Wilkinson want to remove Japan from the sample. Even if he does this it is not statistically significant at a 5% level. And what justification does he have to arbitrarily remove one country from the sample, a country with 127 million inhabitants? Can I remove the U.S from the sample when doing obesity? There is a name for this: data mining. There is another name, but let us not get nasty.

I can tell you that this is not how you do science. If you are an undergraduate student, and remove one country with no justification from your small sample in order to get closer to statistical significance, your professor will likely fail you.

Does Wilkinson admit in his lectures and in his book that life expectancy is not linked to inequality?

If he doesn't, puts up those famous diagrams and gives the audience the opposite impression ("Inequality Kills") he is committing academic fraud.

Instead we get to know the number of studies does about the issue. There is a "vast literature". Ooh, I am impressed! What he does not tell you is that many of the of those studies find no effect (I linked to a few as examples in earlier posts). The number of studies tell us nothing. There are hundreds of studies made on taxes and growth, but there is no accepted robust relationship.

Would you believe me if I told you: Taxes are proven to be bad for growth. I have no robust evidence for this, but here are references to 200 studies with mixed findings and endogeniety problems. With so many studies it must be true!

(I don't quite understand why The Spirit Level pushed all those nice convincing cross country correlations in the first place, if the argument now is not the cross country relationship, but the "vast literature". Oh well. I must be very "uninitiated" to ask these rude questions).

Of claiming something is true because there are many studies about it will not impress academics. Wilkinston, in choosing to ignore addressing the causality problem in his variables, and in ignoring statistical significance as a standard, has decided he does not need academic credibility. He will target an unsophisticated audience who don't ask too many difficult questions, such as Social Democratic party activist in need for their ideology to be supported by "science".

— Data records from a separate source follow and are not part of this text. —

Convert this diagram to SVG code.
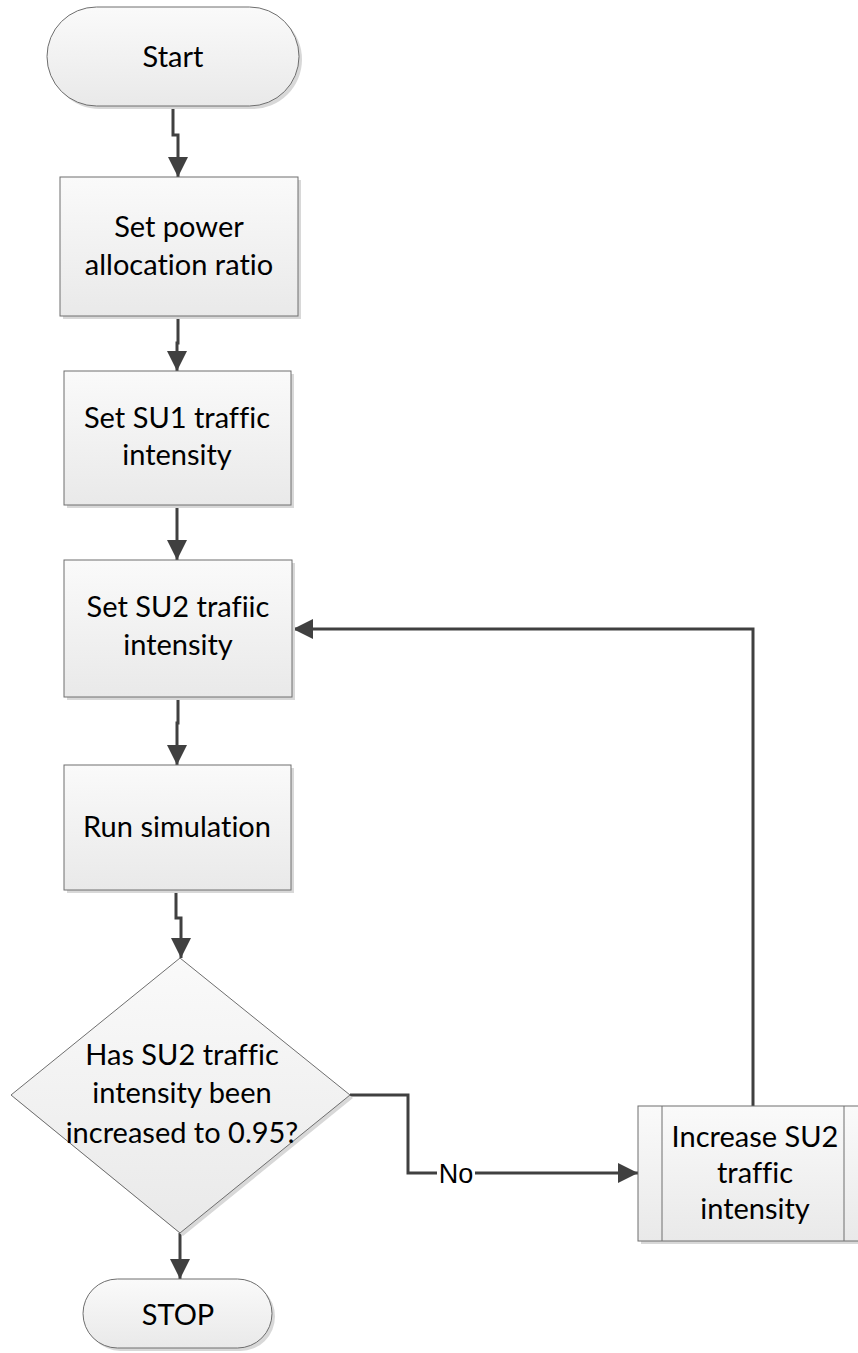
<svg xmlns="http://www.w3.org/2000/svg" width="858" height="1353" viewBox="0 0 858 1353">
<defs>
<linearGradient id="g" x1="0" y1="0" x2="0" y2="1">
<stop offset="0" stop-color="#fafafa"/>
<stop offset="1" stop-color="#e9e9e9"/>
</linearGradient>
<marker id="arr" markerUnits="userSpaceOnUse" markerWidth="22" markerHeight="22" refX="20" refY="10" orient="auto">
<path d="M0,0 L20,10 L0,20 z" fill="#404040"/>
</marker>
</defs>
<style>
.s{fill:url(#g);stroke:#6e6e6e;stroke-width:1}
.sh{fill:#d8d8d8}
.t{font-family:Lato,"Liberation Sans",sans-serif;font-size:29px;fill:#000;text-anchor:middle;font-variant-ligatures:none;font-feature-settings:"liga" 0}
.c{fill:none;stroke:#404040;stroke-width:3;stroke-linejoin:miter}
.ca{fill:none;stroke:#404040;stroke-width:3;marker-end:url(#arr)}
</style>
<rect width="858" height="1353" fill="#fff"/>
<g id="connectors">
<path class="ca" d="M173,106 V135 H178 V177"/>
<path class="ca" d="M178,316 V343 H177 V371"/>
<path class="ca" d="M177,505 V560"/>
<path class="ca" d="M178,697 V723 H177 V765"/>
<path class="ca" d="M176,890 V918 H181 V958"/>
<path class="ca" d="M180,1233 V1279"/>
<path class="ca" d="M753,1106 V629 H293"/>
<path class="ca" d="M350,1095 H408 V1173 H638"/>
<rect x="437" y="1160" width="38" height="26" fill="#fff"/>
<text class="t" x="456" y="1183" style="font-family:'Liberation Sans',Arial,sans-serif;font-size:27px">No</text>
</g>
<g id="start">
<rect class="sh" x="50" y="10" width="252" height="99" rx="49.5"/>
<rect class="s" x="47" y="7" width="252" height="99" rx="49.5"/>
<text class="t" x="173" y="67">Start</text>
</g>
<g id="set-power">
<rect class="sh" x="63" y="180" width="238" height="139"/>
<rect class="s" x="60" y="177" width="238" height="139"/>
<text class="t" x="179" y="237">Set power</text>
<text class="t" x="179" y="275">allocation ratio</text>
</g>
<g id="set-su1">
<rect class="sh" x="67" y="374" width="227" height="134"/>
<rect class="s" x="64" y="371" width="227" height="134"/>
<text class="t" x="177" y="428">Set SU1 traffic</text>
<text class="t" x="177" y="465">intensity</text>
</g>
<g id="set-su2">
<rect class="sh" x="67" y="563" width="228" height="137"/>
<rect class="s" x="64" y="560" width="228" height="137"/>
<text class="t" x="178" y="617">Set SU2 trafiic</text>
<text class="t" x="178" y="655">intensity</text>
</g>
<g id="run-sim">
<rect class="sh" x="67" y="768" width="227" height="125"/>
<rect class="s" x="64" y="765" width="227" height="125"/>
<text class="t" x="177" y="837">Run simulation</text>
</g>
<g id="decision">
<polygon class="sh" points="183,961 353,1098 183,1236 14,1098"/>
<polygon class="s" points="180,958 350,1095 180,1233 11,1095"/>
<text class="t" x="182" y="1065">Has SU2 traffic</text>
<text class="t" x="182" y="1103">intensity been</text>
<text class="t" x="182" y="1143">increased to 0.95?</text>
</g>
<g id="increase">
<rect class="sh" x="641" y="1109" width="230" height="135"/>
<rect class="s" x="638" y="1106" width="230" height="135"/>
<line x1="662" y1="1106" x2="662" y2="1241" stroke="#6e6e6e" stroke-width="1"/>
<line x1="844" y1="1106" x2="844" y2="1241" stroke="#6e6e6e" stroke-width="1"/>
<text class="t" x="755" y="1147">Increase SU2</text>
<text class="t" x="755" y="1183">traffic</text>
<text class="t" x="755" y="1219">intensity</text>
</g>
<g id="stop">
<rect class="sh" x="86" y="1282" width="189" height="69" rx="34.5"/>
<rect class="s" x="83" y="1279" width="189" height="69" rx="34.5"/>
<text class="t" x="178" y="1325">STOP</text>
</g>
</svg>
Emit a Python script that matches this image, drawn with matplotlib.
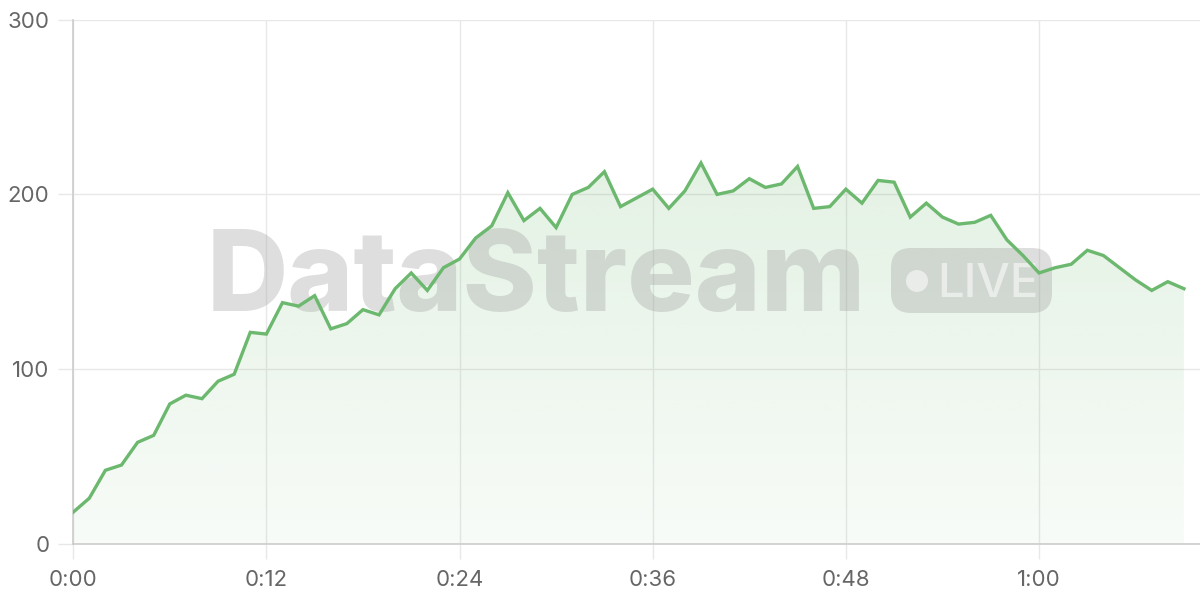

By the way, notice yesterday he told me to look at mortality for working age adults. "look at mortality among... the working age populations". I did, no statistically significant relationship.

He does not mention why. Ignoring this problem, he changes his story, and today writes that inequality will instead influence the old.

What is good about life expectancy is that you can account for both mortality among the old and middle ages. But OK. Let us use his latest standard: the life expectancy of the old.

I look at remaining life expectancy at 65 for men and women (the OECD does not have a table for both sexes, and since there are many more women alive at 65 we can't average them easily).

In both cases, the relationship with inequality is not statistically significant, and of the wrong sign (more unequal live slightly longer).

For women:


For men:


Now, since I am super-nice, I will graph life expectancy at 65 in 2005 with inequality 2 decades ago, for all countries that there is data.
For women:


For men:


Nothing, the opposite sign of what The Spirit Level claims again, and not statistically significant.

How many specifications have I run so far? 20? I have done the UN, the OECD, the young, the old. Except infant mortality, a robust relationship just isn't there.

This sounds like a good life though. I can find not statistically significant variables, and tour around the world selling stories to naive Social Democrats.